Quality is a continue process. Quality cannot be measured in the absolute terms rather it shall be measured in the relative terms. We cannot say that we should get the highest quality for each institution but we must ensure basic threshold of quality for every institutions so that we are able to assure minimum learning environment for all the students.

Quality is also pyramidical in nature. You cannot think of reaching to the top without having a solid base. The goals such as access, expansion and inclusion must be pursued along with assuring minimum quality standards.

In terms of high quality, we have globally reputed institutions, regardless of how they are rated or ranked. It is the fact that they can compete with any good institutions in the world. In fact the graduate comes out of these institutes are readily globally employable. It is not that we do not have quality but what we are trying to say that let us ensure minimum threshold of quality for each and every students and institutions.

The Gross Enrolment Ration (GER) of SC and ST in higher education has substantially gone down to 7.4% and 2.9% respectively; it means we are not keeping the national commitment made to them, why it is so?

When it comes to the enrolment of the deprived sections, the problem is of supply and demand gap. Good quality education is not available in convenient reach of student, predominantly in tribal area.

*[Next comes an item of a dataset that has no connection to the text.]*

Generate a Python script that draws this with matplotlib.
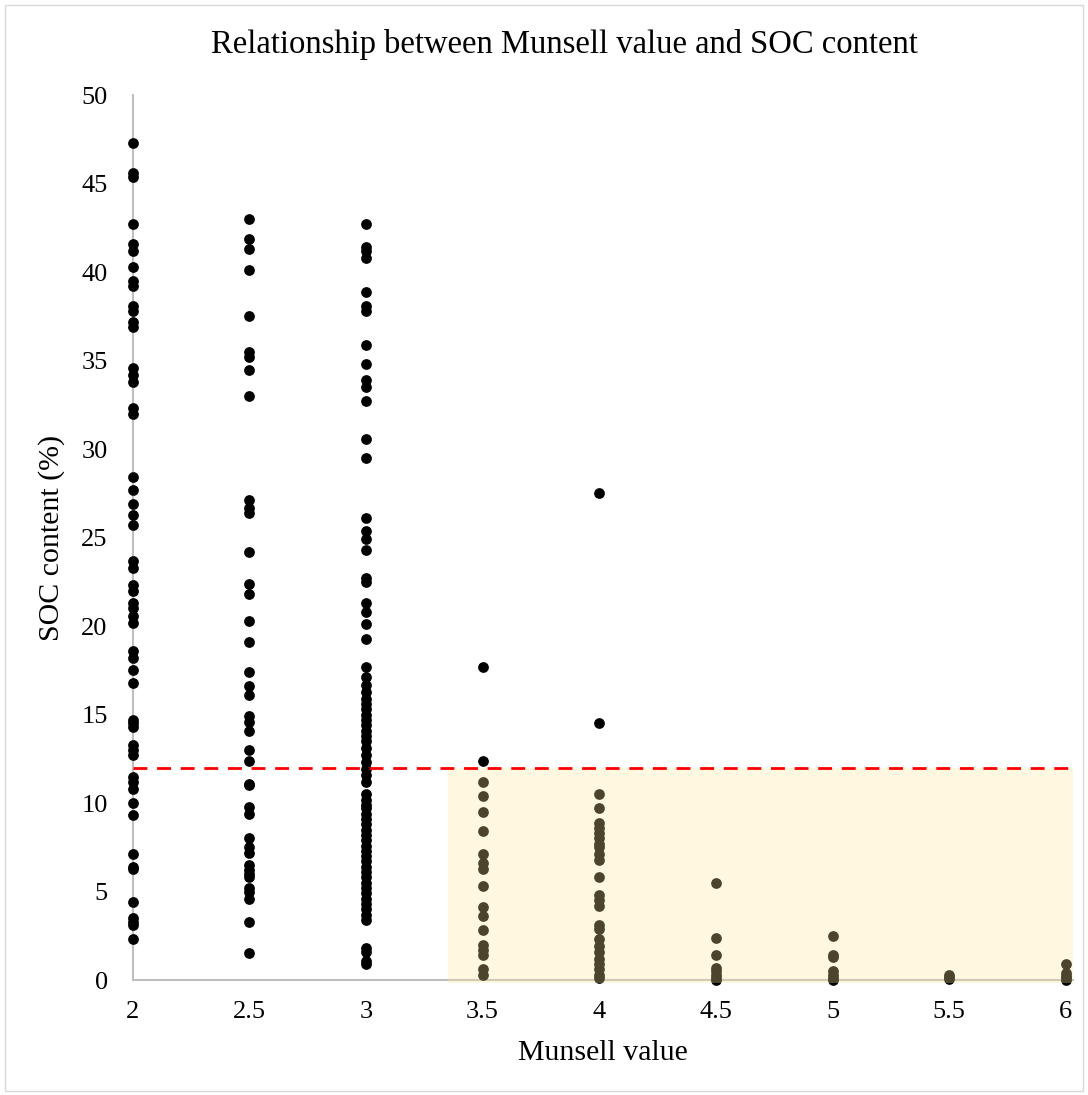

Even if they are available they are of sub standard quality. There is a supply side issue that we need addressed by creating more institutes in the area which are predominantly populated by the deprived section that includes minority. Along with SC and ST, the minority GER is also very less.

So we need to first address the supply gap. Then there is a demand problem also due low or no paying capacity of the people. Even if we waive of tuition fee, there are other expenses such as travelling expenses, pocket expenses which has to be taken into account. The NSSO survey says that 21 percent of these students do not pursue higher education only because they don’t have financial capacity to pursue higher education. The paying capacity has to be enhanced. It can be enhanced by two ways, by giving free education, scholarships, fellowships and enable them to obtain education loans. By filling these two gaps of supply and demand, they can be brought at par with the GER of others, else it will not happen.

To reap the benefit of population dividend, the role of education becomes very important in channelising the energy of young people in the right direction. Where do you see us, are we on right track or do we need to change the gear?

I believe, at times, we do need to change the gear also. As per recent survey, every year 13 million people are joining the workforce. Out of that only two percent are formally skilled or trained. In the last five years employment generation has declined. Only 1.25 million jobs were added between 2004-05 to 2009-10. It means around 60 million had joined in five years but only 1.25 percent had got the formal employment in the formal sector. Now if you do not bridge this gap then this dividend can become nightmare also. We need ensure that more people pursues the higher education but also get the required skills. Skill development is a big challenge to us. If we are able to overcome this challenge then 500 million people joining by 2022 will be skilled, then nothing can stop India’s progress.

In Informal sector, lot of jobs have been created but they are again looking at skilled manpower. The bigger challenge is that how we assess the demand of skills in the market. How do we impart the relevant job skills to the people, how do reorient our entire vocational and skill education sector by integrating it into higher education on one hand and by ensuring that it is auto updated and completely in sync with market demand. If we are able to address these challenges appropriately, then definitely our youth will be our strength.